Numerosos ciudadanos andaluces disfrutan hoy del Día de Andalucía, y tal vez hayan aprovechado este puente para reencontrarse con la naturaleza. Esa naturaleza a la que nos asomamos de vez en cuando y nos recibe como si no nos hubiéramos ido nunca. Naturaleza en la montaña, o en el bosque, recorriendo una playa con el aire de frente, o paseando un parque que nos recuerde en qué mes habitamos. Esa naturaleza que siempre tenemos presente y nos comprometemos con ella porque el impacto de su generosidad nos apabulla. Esa naturaleza que, finalmente, conecta con nosotros y nos conecta con la vida. Nadie pone en tela de juicio que pasear por parques, bosques, playas y montañas nos sienta muy bien y, además, el beneficio físico es innegable, al igual que el psicológico.
Pareciera que una UCI interior nos empuja a estar en contacto con la naturaleza, y aunque no sabemos muy bien por qué, pero lo hacemos, respiramos mejor, activamos nuestra energía y nos dejamos llevar por el impacto de la belleza. Es cierto también que el contacto directo con la naturaleza nos puede cambiar de perspectiva e incluso aproximarnos a la meditación, y exponernos a la frustración, a las contradicciones, a que el devenir no siga el orden que nos hubiera gustado o a que el esfuerzo depositado en una determinada acción no obtenga recompensa. Lo he experimentado en diferentes situaciones, en concreto durante el confinamiento, cuando pudimos apreciar la importancia del silencio.
En la actualidad, muy pocas son las ciudades que no se han dotado de ordenanzas y medios legales para combatir el ruido que molesta y desvirtúa el medio ambiente y la naturaleza. Pero estas actuaciones se han orientado, sobre todo, a la parte del día que la generalidad de los humanos dedica al descanso, es decir a la noche. Sin embargo, nadie repara en la otra mitad de la jornada. Es más, somos nosotros quienes atentamos contra el sonido ambiental mediante actitudes y comportamientos muchas veces incomprensibles.
Cuántas personas encontramos por la calle provistas de sus cascos que les aíslan del entorno natural. Cuántos mensajes musicalizados hemos de soportar en tiendas y establecimientos comerciales que contaminan la sonoridad natural del medio. Las calles ya no suenan a calles. Los atentados que contra el sonido natural cometemos a diario penetran las paredes de nuestros habitáculos. Quién no ha reparado en las largas horas de televisión ausente porque nadie le presta atención, pero el ambiente hogareño sí permanece envuelto bajo la atmósfera ruidosa del receptor televisivo, o bajo el soniquete reiterativo de la radio y de cualquier tecnología reproductora.

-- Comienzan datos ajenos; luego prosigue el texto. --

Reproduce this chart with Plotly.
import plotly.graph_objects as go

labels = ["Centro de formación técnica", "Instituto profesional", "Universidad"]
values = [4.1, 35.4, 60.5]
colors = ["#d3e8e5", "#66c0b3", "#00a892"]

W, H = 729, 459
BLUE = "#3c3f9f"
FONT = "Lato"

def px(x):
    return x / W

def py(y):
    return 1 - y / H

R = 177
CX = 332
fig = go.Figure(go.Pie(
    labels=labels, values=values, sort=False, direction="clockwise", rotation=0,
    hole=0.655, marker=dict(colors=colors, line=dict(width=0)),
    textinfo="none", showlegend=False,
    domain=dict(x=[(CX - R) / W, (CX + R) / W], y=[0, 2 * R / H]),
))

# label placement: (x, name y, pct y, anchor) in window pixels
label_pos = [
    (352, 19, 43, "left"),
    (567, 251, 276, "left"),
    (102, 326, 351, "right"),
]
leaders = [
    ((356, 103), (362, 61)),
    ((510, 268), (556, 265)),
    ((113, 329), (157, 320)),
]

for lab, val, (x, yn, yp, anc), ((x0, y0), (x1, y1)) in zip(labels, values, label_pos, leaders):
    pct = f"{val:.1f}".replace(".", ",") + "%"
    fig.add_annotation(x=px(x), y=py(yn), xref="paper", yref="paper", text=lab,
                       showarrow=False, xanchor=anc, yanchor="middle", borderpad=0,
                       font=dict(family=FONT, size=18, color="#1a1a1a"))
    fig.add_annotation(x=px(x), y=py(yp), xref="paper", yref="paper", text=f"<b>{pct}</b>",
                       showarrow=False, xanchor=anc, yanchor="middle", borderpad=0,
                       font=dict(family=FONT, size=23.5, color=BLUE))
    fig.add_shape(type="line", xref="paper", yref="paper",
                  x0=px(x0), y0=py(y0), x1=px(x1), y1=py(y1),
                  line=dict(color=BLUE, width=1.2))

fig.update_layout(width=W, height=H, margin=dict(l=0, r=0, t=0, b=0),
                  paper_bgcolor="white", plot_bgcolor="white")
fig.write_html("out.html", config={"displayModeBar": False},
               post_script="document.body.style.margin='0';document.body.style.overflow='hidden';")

Sin ser un obseso del silencio, acierto a adivinar cuánta belleza medioambiental perdemos con los hábitos que con demasiada frecuencia nos imponemos. Si algunos de los viandantes camináramos por las calles desprovistos de cascos auditivos, tal vez descubriríamos que también habitan con nosotros diversas variedades de aves, podríamos sentir cómo se escuchan los ladridos de los perros, el maullido de los gatos, o a lo mejor nos sorprendería el tañer de las campanas de alguna torre cercana que nunca habíamos oído. Y si la tele, la radio o cualquier otro instrumento sonoro solo los utilizáramos cuando realmente les prestamos atención sabríamos del valor del sonido de la vida, que es el de la naturaleza y que para muchos semejantes solo es ruido.A veces vivimos tan ajenos a la realidad que no nos damos cuenta de que no sólo nosotros formamos parte de la naturaleza, sino que ella forma parte de nosotros, algo que tal vez sea difícil de comprender cuando, pobres ignorantes, no somos conscientes de que el contacto directo con la naturaleza nos va a permitir conocernos a nosotros mismos.
Y es que, como alguna vez leí a Heráclito, a la naturaleza le gusta esconderse, acaso porque se encuentra dentro de nosotros y porque el ser humano siempre ha estado vinculado con ella a pesar de que el estrés generado por el ritmo vital urbanita provoque la desconexión entre ambos. En tal caso perderemos una irremplazable fuente de salud y de bienestar.